─── Data section
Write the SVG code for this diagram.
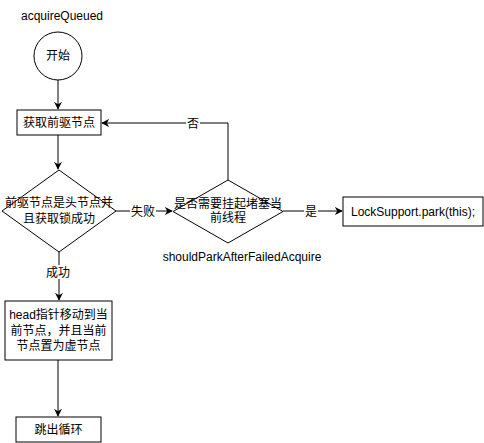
<svg xmlns="http://www.w3.org/2000/svg" width="484" height="443" viewBox="0 0 484 443">
<style>
.n{fill:#fff;stroke:#000;stroke-width:1}
.t{font-family:"Liberation Sans","Noto Sans CJK SC",sans-serif;font-size:12px;fill:#000;text-anchor:middle}
.e{fill:none;stroke:#000;stroke-width:1}
.lb{fill:#fff}
</style>
<defs>
<marker id="a" viewBox="0 0 10 10" refX="9" refY="5" markerWidth="8" markerHeight="8" markerUnits="userSpaceOnUse" orient="auto">
<path d="M0,0 L10,5 L0,10 L3,5 Z" fill="#000"/>
</marker>
</defs>
<text class="t" x="62" y="20">acquireQueued</text>
<g id="edges">
<path class="e" d="M58,80 V109" marker-end="url(#a)"/>
<path class="e" d="M58,135 V169" marker-end="url(#a)"/>
<path class="e" d="M116,211 H172" marker-end="url(#a)"/>
<rect class="lb" x="130" y="204" width="26" height="14"/>
<text class="t" x="143" y="216">失败</text>
<path class="e" d="M228,180 V123 H102" marker-end="url(#a)"/>
<rect class="lb" x="186" y="116" width="14" height="14"/>
<text class="t" x="193" y="128">否</text>
<path class="e" d="M283,211 H342" marker-end="url(#a)"/>
<rect class="lb" x="304" y="204" width="14" height="14"/>
<text class="t" x="311" y="216">是</text>
<path class="e" d="M59,252 V300" marker-end="url(#a)"/>
<rect class="lb" x="44" y="265" width="28" height="14"/>
<text class="t" x="58" y="277">成功</text>
<path class="e" d="M58,360 V416" marker-end="url(#a)"/>
</g>
<g id="start">
<circle class="n" cx="58" cy="56" r="24"/>
<text class="t" x="58" y="60">开始</text>
</g>
<g id="getPred">
<rect class="n" x="17" y="110" width="84" height="25"/>
<text class="t" x="59" y="127">获取前驱节点</text>
</g>
<g id="isHead">
<path class="n" d="M59,170 L116,211 L59,252 L2,211 Z"/>
<text class="t" x="59" y="207">前驱节点是头节点并</text>
<text class="t" x="59" y="223">且获取锁成功</text>
</g>
<g id="shouldPark">
<path class="n" d="M228,180 L283,211.5 L228,243 L173,211.5 Z"/>
<text class="t" x="228" y="208">是否需要挂起堵塞当</text>
<text class="t" x="228" y="222">前线程</text>
<text class="t" x="242" y="261">shouldParkAfterFailedAcquire</text>
</g>
<g id="park">
<rect class="n" x="343" y="197" width="140" height="29"/>
<text class="t" x="413" y="216">LockSupport.park(this);</text>
</g>
<g id="setHead">
<rect class="n" x="5" y="301" width="107" height="59"/>
<text class="t" x="58.5" y="319">head指针移动到当</text>
<text class="t" x="58.5" y="335">前节点，并且当前</text>
<text class="t" x="58.5" y="350">节点置为虚节点</text>
</g>
<g id="exit">
<rect class="n" x="16" y="417" width="85" height="25"/>
<text class="t" x="58.5" y="434">跳出循环</text>
</g>
</svg>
──────
Your objective: Output the lines above in full and exactly as given, omitting any pictures.

Response to this task:
Write the SVG code for this diagram.
<svg xmlns="http://www.w3.org/2000/svg" width="484" height="443" viewBox="0 0 484 443">
<style>
.n{fill:#fff;stroke:#000;stroke-width:1}
.t{font-family:"Liberation Sans","Noto Sans CJK SC",sans-serif;font-size:12px;fill:#000;text-anchor:middle}
.e{fill:none;stroke:#000;stroke-width:1}
.lb{fill:#fff}
</style>
<defs>
<marker id="a" viewBox="0 0 10 10" refX="9" refY="5" markerWidth="8" markerHeight="8" markerUnits="userSpaceOnUse" orient="auto">
<path d="M0,0 L10,5 L0,10 L3,5 Z" fill="#000"/>
</marker>
</defs>
<text class="t" x="62" y="20">acquireQueued</text>
<g id="edges">
<path class="e" d="M58,80 V109" marker-end="url(#a)"/>
<path class="e" d="M58,135 V169" marker-end="url(#a)"/>
<path class="e" d="M116,211 H172" marker-end="url(#a)"/>
<rect class="lb" x="130" y="204" width="26" height="14"/>
<text class="t" x="143" y="216">失败</text>
<path class="e" d="M228,180 V123 H102" marker-end="url(#a)"/>
<rect class="lb" x="186" y="116" width="14" height="14"/>
<text class="t" x="193" y="128">否</text>
<path class="e" d="M283,211 H342" marker-end="url(#a)"/>
<rect class="lb" x="304" y="204" width="14" height="14"/>
<text class="t" x="311" y="216">是</text>
<path class="e" d="M59,252 V300" marker-end="url(#a)"/>
<rect class="lb" x="44" y="265" width="28" height="14"/>
<text class="t" x="58" y="277">成功</text>
<path class="e" d="M58,360 V416" marker-end="url(#a)"/>
</g>
<g id="start">
<circle class="n" cx="58" cy="56" r="24"/>
<text class="t" x="58" y="60">开始</text>
</g>
<g id="getPred">
<rect class="n" x="17" y="110" width="84" height="25"/>
<text class="t" x="59" y="127">获取前驱节点</text>
</g>
<g id="isHead">
<path class="n" d="M59,170 L116,211 L59,252 L2,211 Z"/>
<text class="t" x="59" y="207">前驱节点是头节点并</text>
<text class="t" x="59" y="223">且获取锁成功</text>
</g>
<g id="shouldPark">
<path class="n" d="M228,180 L283,211.5 L228,243 L173,211.5 Z"/>
<text class="t" x="228" y="208">是否需要挂起堵塞当</text>
<text class="t" x="228" y="222">前线程</text>
<text class="t" x="242" y="261">shouldParkAfterFailedAcquire</text>
</g>
<g id="park">
<rect class="n" x="343" y="197" width="140" height="29"/>
<text class="t" x="413" y="216">LockSupport.park(this);</text>
</g>
<g id="setHead">
<rect class="n" x="5" y="301" width="107" height="59"/>
<text class="t" x="58.5" y="319">head指针移动到当</text>
<text class="t" x="58.5" y="335">前节点，并且当前</text>
<text class="t" x="58.5" y="350">节点置为虚节点</text>
</g>
<g id="exit">
<rect class="n" x="16" y="417" width="85" height="25"/>
<text class="t" x="58.5" y="434">跳出循环</text>
</g>
</svg>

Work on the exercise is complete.